EXERCISE PROMPT
Find each line holding the word "code" and give the total alone.
INFORMATION GIVEN start
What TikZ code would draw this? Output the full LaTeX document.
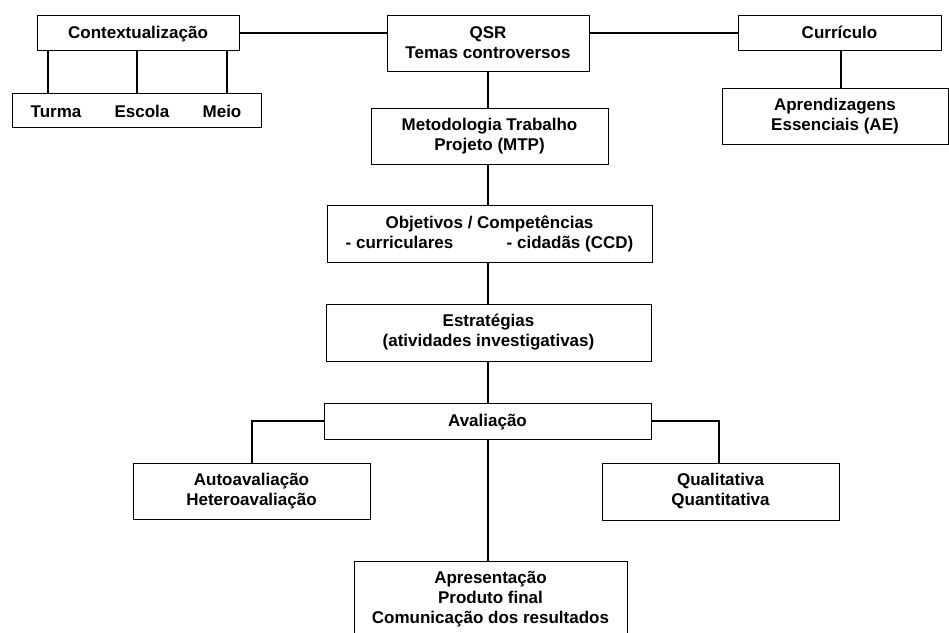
\documentclass[tikz,border=0pt]{standalone}
\usepackage{fontspec}
\setmainfont{Liberation Sans}
\usetikzlibrary{calc}
\begin{document}
\begin{tikzpicture}[x=0.75pt,y=-0.75pt,
  txt/.style={inner sep=0pt, align=center, font=\fontsize{12.75}{15}\selectfont\bfseries},
  one/.style={text height=9.2pt, text depth=0.5pt},
  box/.style={txt, draw, line width=0.75pt},
  conn/.style={line width=1.5pt}]
\useasboundingbox (0,0) rectangle (949,632);
% top row
\node[box, one, minimum width=151.5pt, minimum height=26.25pt] (ctx) at (138,32.5) {Contextualização};
\node[box, minimum width=186.75pt, minimum height=25.5pt] (tem) at (136.5,110) {};
\node[txt, one] (turma) at (56,111.5) {Turma};
\node[txt, one] (escola) at (142,111.5) {Escola};
\node[txt, one] (meio) at (222,111.5) {Meio};
\node[box, minimum width=151.5pt, minimum height=42pt] (qsr) at (488,43) {QSR\\Temas controversos};
\node[box, one, minimum width=152.25pt, minimum height=26.25pt] (cur) at (839.5,32.5) {Currículo};
\node[box, minimum width=169.5pt, minimum height=42pt] (ae) at (835,116) {Aprendizagens\\Essenciais (AE)};
% main column
\node[box, minimum width=177.75pt, minimum height=42pt] (mtp) at (489.5,136) {Metodologia Trabalho\\Projeto (MTP)};
\node[box, minimum width=243.75pt, minimum height=42.75pt] (obj) at (489.5,233.5) {Objetivos / Competências\\- curriculares\hspace{40pt}- cidadãs (CCD)};
\node[box, minimum width=243.75pt, minimum height=42.75pt] (est) at (488.5,332.5) {Estratégias\\(atividades investigativas)};
\node[box, one, minimum width=245.25pt, minimum height=27pt] (ava) at (487.5,421) {Avaliação};
\node[box, minimum width=177.75pt, minimum height=42pt] (auto) at (251.5,491) {Autoavaliação\\Heteroavaliação};
\node[box, minimum width=177.75pt, minimum height=42.75pt] (qual) at (720.5,491.5) {Qualitativa\\Quantitativa};
\node[box, minimum width=204.75pt, minimum height=57pt] (apr) at (490.5,599) {Apresentação\\Produto final\\Comunicação dos resultados};
% connector anchor points
\coordinate (c1) at ($(ctx.south west)+(11,0)$);
\coordinate (c2) at ($(ctx.south west)+(100,0)$);
\coordinate (c3) at ($(ctx.south west)+(190,0)$);
\coordinate (c4) at ($(cur.south)+(1.5,0)$);
\coordinate (c5) at ($(qual.north)+(-1.5,0)$);
% connectors
\draw[conn] (ctx.east) -- (ctx.east -| qsr.west);
\draw[conn] (cur.west) -- (cur.west -| qsr.east);
\draw[conn] (c1) -- (c1 |- tem.north);
\draw[conn] (c2) -- (c2 |- tem.north);
\draw[conn] (c3) -- (c3 |- tem.north);
\draw[conn] (c4) -- (c4 |- ae.north);
\draw[conn] (qsr.south) -- (qsr.south |- mtp.north);
\draw[conn] (qsr.south |- mtp.south) -- (qsr.south |- obj.north);
\draw[conn] (qsr.south |- obj.south) -- (qsr.south |- est.north);
\draw[conn] (qsr.south |- est.south) -- (qsr.south |- ava.north);
\draw[conn] (qsr.south |- ava.south) -- (qsr.south |- apr.north);
\draw[conn] (ava.west) -- (auto.north |- ava.west) -- (auto.north);
\draw[conn] (ava.east) -- (c5 |- ava.east) -- (c5);
\end{tikzpicture}
\end{document}
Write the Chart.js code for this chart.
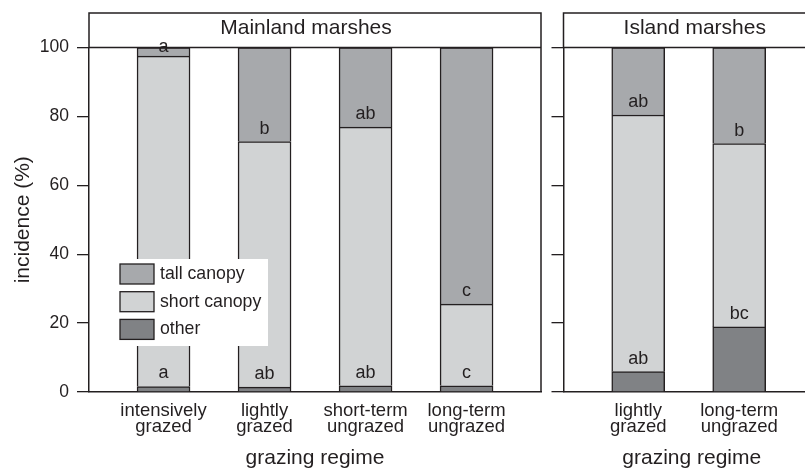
<!DOCTYPE html>
<html lang="en">
<head>
    <meta charset="UTF-8">
    <title>Incidence by grazing regime</title>
    <style>
        html, body {
            margin: 0;
            padding: 0;
            background: #fff;
            overflow: hidden;
        }
        #wrap {
            position: relative;
            width: 805px;
            height: 471px;
            overflow: hidden;
        }
        canvas {
            position: absolute;
            top: 0;
        }
        #mainland { left: 0; }
        #island { left: 548px; }
    </style>
</head>
<body>
    <div id="wrap">
        <canvas id="mainland" width="548" height="471"></canvas>
        <canvas id="island" width="279" height="471"></canvas>
    </div>

    <script src="https://cdn.jsdelivr.net/npm/chart.js@4"></script>
    <script>
        // data (incidence %, stacked: other / short / tall)
        const mainlandRegimes = [['intensively', 'grazed'], ['lightly', 'grazed'], ['short-term', 'ungrazed'], ['long-term', 'ungrazed']];
        const mainlandOther = [1.6, 1.4, 1.8, 1.8];
        const mainlandShort = [95.9, 71.3, 75.1, 23.7];
        const mainlandTall = [2.5, 27.3, 23.1, 74.5];
        const mainlandShortLetters = ['a', 'ab', 'ab', 'c'];
        const mainlandTallLetters = ['a', 'b', 'ab', 'c'];

        const islandRegimes = [['lightly', 'grazed'], ['long-term', 'ungrazed']];
        const islandOther = [5.9, 18.9];
        const islandShort = [74.5, 53.2];
        const islandTall = [19.6, 27.9];
        const islandShortLetters = ['ab', 'bc'];
        const islandTallLetters = ['ab', 'b'];

        const yTicks = [0, 20, 40, 60, 80, 100];

        const INK = '#231f20';
        const FONT = "'Liberation Sans', Arial, Helvetica, sans-serif";
        const COLORS = { other: '#808285', short: '#d1d3d4', tall: '#a7a9ac' };
        const STRIP_TOP = 13;

        Chart.defaults.font.family = FONT;
        Chart.defaults.color = INK;

        function drawLegend(ctx, chart) {
            const a = chart.chartArea;
            const x0 = a.left + 29, y0 = a.top + 211.5;
            ctx.fillStyle = '#fff';
            ctx.fillRect(x0, y0, 150, 87);
            // legend lists top to bottom: tall, short, other
            const items = chart.data.datasets.slice().reverse();
            ctx.font = `17.7px ${FONT}`;
            ctx.textAlign = 'left';
            ctx.textBaseline = 'middle';
            ctx.lineWidth = 1.3;
            items.forEach((ds, k) => {
                const sy = y0 + 5 + k * 27.7;
                ctx.fillStyle = ds.backgroundColor;
                ctx.fillRect(x0 + 2, sy, 34, 20);
                ctx.strokeStyle = INK;
                ctx.strokeRect(x0 + 2, sy, 34, 20);
                ctx.fillStyle = INK;
                ctx.fillText(ds.label, x0 + 42, sy + 10);
            });
        }

        function panelDecor(cfg) {
            return {
                id: 'panelDecor',
                afterDraw(chart) {
                    const { ctx, chartArea: a } = chart;
                    ctx.save();
                    // strip box + top and right frame
                    ctx.strokeStyle = INK;
                    ctx.lineWidth = 1.5;
                    ctx.beginPath();
                    ctx.moveTo(a.left, a.top);
                    ctx.lineTo(a.left, STRIP_TOP);
                    ctx.lineTo(a.right, STRIP_TOP);
                    ctx.lineTo(a.right, a.bottom);
                    ctx.moveTo(a.left, a.top);
                    ctx.lineTo(a.right, a.top);
                    ctx.stroke();

                    ctx.fillStyle = INK;
                    ctx.font = `21px ${FONT}`;
                    ctx.textAlign = 'center';
                    ctx.textBaseline = 'middle';
                    ctx.fillText(cfg.title, (a.left + a.right) / 2 + cfg.titleShift, 28);

                    // significance letters just above the segment's lower edge
                    ctx.font = `18px ${FONT}`;
                    [[1, cfg.shortLetters], [2, cfg.tallLetters]].forEach(([di, letters]) => {
                        chart.getDatasetMeta(di).data.forEach((bar, i) => {
                            const y = Math.max(bar.base - 13, a.top);
                            ctx.fillText(letters[i], bar.x, y);
                        });
                    });

                    if (cfg.legend) drawLegend(ctx, chart);
                    ctx.restore();
                }
            };
        }

        function makePanel(canvasId, cfg) {
            const toPoints = arr => arr.map((v, i) => ({ x: i + 1, y: v }));
            const ctx = document.getElementById(canvasId).getContext('2d');
            return new Chart(ctx, {
                type: 'bar',
                data: {
                    datasets: [
                        { label: 'other', data: toPoints(cfg.other), backgroundColor: COLORS.other },
                        { label: 'short canopy', data: toPoints(cfg.short), backgroundColor: COLORS.short },
                        { label: 'tall canopy', data: toPoints(cfg.tall), backgroundColor: COLORS.tall }
                    ]
                },
                options: {
                    responsive: false,
                    animation: false,
                    events: [],
                    layout: { padding: { top: 47.5, right: 7, left: 0, bottom: 0 } },
                    datasets: {
                        bar: {
                            barThickness: 53,
                            borderColor: INK,
                            borderWidth: 1.5,
                            borderSkipped: 'start'
                        }
                    },
                    plugins: {
                        legend: { display: false },
                        tooltip: { enabled: false }
                    },
                    scales: {
                        x: {
                            type: 'linear',
                            stacked: true,
                            offset: false,
                            min: cfg.xMin,
                            max: cfg.xMax,
                            z: 1,
                            afterBuildTicks: s => { s.ticks = cfg.regimes.map((_, i) => ({ value: i + 1 })); },
                            afterFit: s => { s.height = 79; },
                            grid: { display: true, drawOnChartArea: false, drawTicks: false },
                            border: { display: true, color: INK, width: 1.5 },
                            ticks: {
                                padding: 11,
                                maxRotation: 0,
                                autoSkip: false,
                                color: INK,
                                font: { size: 18.5, lineHeight: '16px' },
                                callback: v => cfg.regimes[v - 1] || ''
                            },
                            title: {
                                display: true,
                                text: 'grazing regime',
                                color: INK,
                                font: { size: 21 },
                                padding: { top: 0, bottom: 0 }
                            }
                        },
                        y: {
                            stacked: true,
                            min: 0,
                            max: 100,
                            z: 1,
                            afterBuildTicks: s => { s.ticks = yTicks.map(v => ({ value: v })); },
                            afterFit: s => { s.width = cfg.yWidth; },
                            grid: { drawOnChartArea: false, drawTicks: true, tickLength: 12, color: INK, lineWidth: 1.3 },
                            border: { display: true, color: INK, width: 1.5 },
                            ticks: {
                                padding: 8,
                                color: INK,
                                font: { size: 17.5 },
                                callback: v => cfg.showY ? v : ''
                            },
                            title: {
                                display: cfg.showY,
                                text: 'incidence (%)',
                                color: INK,
                                font: { size: 21 },
                                padding: { top: 10.4, bottom: 0 }
                            }
                        }
                    }
                },
                plugins: [panelDecor(cfg)]
            });
        }

        makePanel('mainland', {
            title: 'Mainland marshes',
            titleShift: -9,
            regimes: mainlandRegimes,
            other: mainlandOther,
            short: mainlandShort,
            tall: mainlandTall,
            shortLetters: mainlandShortLetters,
            tallLetters: mainlandTallLetters,
            xMin: 0.262,
            xMax: 4.737,
            yWidth: 89,
            showY: true,
            legend: true
        });

        makePanel('island', {
            title: 'Island marshes',
            titleShift: 3,
            regimes: islandRegimes,
            other: islandOther,
            short: islandShort,
            tall: islandTall,
            shortLetters: islandShortLetters,
            tallLetters: islandTallLetters,
            xMin: 0.26,
            xMax: 2.80,
            yWidth: 15.5,
            showY: false,
            legend: false
        });
    </script>
</body>
</html>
INFORMATION GIVEN end
FULL SOLUTION
2